Take the lines of the data below from the very first through the line containing "actual_war = [0.180, 0.210]" and output them exactly, pictures excluded.
──────── Data block
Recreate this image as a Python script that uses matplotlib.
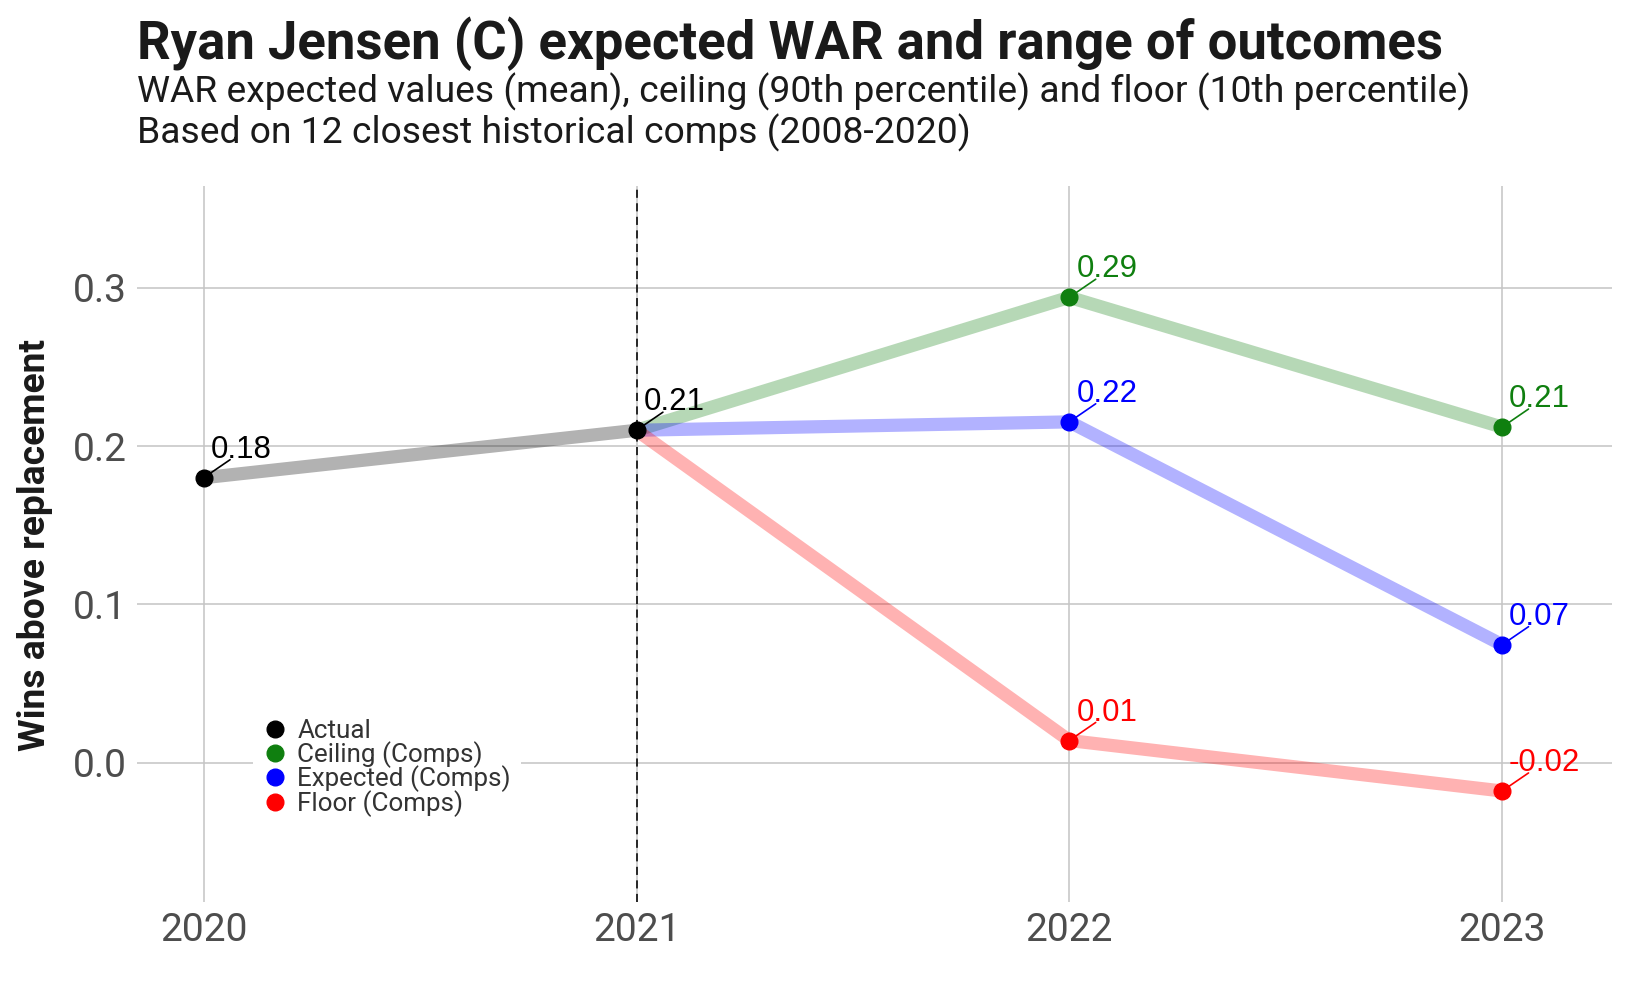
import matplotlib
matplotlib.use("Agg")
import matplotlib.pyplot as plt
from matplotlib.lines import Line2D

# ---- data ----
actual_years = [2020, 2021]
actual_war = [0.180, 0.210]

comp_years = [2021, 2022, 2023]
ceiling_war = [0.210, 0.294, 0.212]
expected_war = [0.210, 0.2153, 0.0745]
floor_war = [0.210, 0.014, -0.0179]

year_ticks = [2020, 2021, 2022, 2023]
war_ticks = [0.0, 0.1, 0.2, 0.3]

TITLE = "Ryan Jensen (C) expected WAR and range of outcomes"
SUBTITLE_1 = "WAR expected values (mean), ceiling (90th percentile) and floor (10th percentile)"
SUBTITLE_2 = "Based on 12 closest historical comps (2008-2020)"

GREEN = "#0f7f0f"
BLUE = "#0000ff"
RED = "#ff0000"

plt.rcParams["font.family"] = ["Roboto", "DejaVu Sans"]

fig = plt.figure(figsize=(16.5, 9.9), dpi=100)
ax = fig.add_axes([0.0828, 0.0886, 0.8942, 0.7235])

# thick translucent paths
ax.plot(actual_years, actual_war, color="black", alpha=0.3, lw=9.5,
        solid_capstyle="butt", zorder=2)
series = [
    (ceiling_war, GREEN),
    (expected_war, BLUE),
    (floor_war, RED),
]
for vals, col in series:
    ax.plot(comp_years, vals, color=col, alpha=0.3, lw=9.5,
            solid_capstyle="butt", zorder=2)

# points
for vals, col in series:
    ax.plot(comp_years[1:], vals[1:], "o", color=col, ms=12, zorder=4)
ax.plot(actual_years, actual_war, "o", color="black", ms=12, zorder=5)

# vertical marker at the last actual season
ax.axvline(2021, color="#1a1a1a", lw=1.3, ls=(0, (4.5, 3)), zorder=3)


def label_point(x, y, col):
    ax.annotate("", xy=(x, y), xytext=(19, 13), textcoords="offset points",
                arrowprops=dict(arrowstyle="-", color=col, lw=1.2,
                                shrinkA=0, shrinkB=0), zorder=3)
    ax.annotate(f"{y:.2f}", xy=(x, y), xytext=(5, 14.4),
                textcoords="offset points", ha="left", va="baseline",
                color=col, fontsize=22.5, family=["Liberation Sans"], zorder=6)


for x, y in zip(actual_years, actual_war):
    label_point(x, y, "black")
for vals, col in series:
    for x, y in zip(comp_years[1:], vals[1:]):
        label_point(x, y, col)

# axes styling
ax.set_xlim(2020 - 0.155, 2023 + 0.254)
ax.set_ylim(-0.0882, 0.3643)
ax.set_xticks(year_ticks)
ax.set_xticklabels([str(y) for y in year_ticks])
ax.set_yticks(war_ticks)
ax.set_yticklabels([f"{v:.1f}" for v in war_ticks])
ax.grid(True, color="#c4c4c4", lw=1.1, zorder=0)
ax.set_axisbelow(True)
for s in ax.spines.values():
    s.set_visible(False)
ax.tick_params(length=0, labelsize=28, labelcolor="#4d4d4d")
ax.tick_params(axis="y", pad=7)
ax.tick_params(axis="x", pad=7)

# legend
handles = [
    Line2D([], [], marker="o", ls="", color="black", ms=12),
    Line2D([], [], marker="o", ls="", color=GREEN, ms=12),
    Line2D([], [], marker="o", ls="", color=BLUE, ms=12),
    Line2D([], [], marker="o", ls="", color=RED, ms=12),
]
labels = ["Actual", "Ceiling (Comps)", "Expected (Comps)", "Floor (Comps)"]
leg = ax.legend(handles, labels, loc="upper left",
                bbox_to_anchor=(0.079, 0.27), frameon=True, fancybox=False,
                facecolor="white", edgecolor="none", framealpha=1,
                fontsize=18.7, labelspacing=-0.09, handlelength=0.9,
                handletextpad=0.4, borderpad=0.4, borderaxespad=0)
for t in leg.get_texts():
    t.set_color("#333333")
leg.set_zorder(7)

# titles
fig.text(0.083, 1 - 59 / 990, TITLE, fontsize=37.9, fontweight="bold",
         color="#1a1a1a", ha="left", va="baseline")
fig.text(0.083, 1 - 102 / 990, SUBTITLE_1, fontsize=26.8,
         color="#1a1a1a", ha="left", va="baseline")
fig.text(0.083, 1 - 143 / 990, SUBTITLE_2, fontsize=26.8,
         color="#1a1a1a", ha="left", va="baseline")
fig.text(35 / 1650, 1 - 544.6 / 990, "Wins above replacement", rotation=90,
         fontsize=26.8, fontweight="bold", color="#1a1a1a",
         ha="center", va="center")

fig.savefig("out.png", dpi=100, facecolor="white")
────────────────
__Expected answer__
Recreate this image as a Python script that uses matplotlib.
import matplotlib
matplotlib.use("Agg")
import matplotlib.pyplot as plt
from matplotlib.lines import Line2D

# ---- data ----
actual_years = [2020, 2021]
actual_war = [0.180, 0.210]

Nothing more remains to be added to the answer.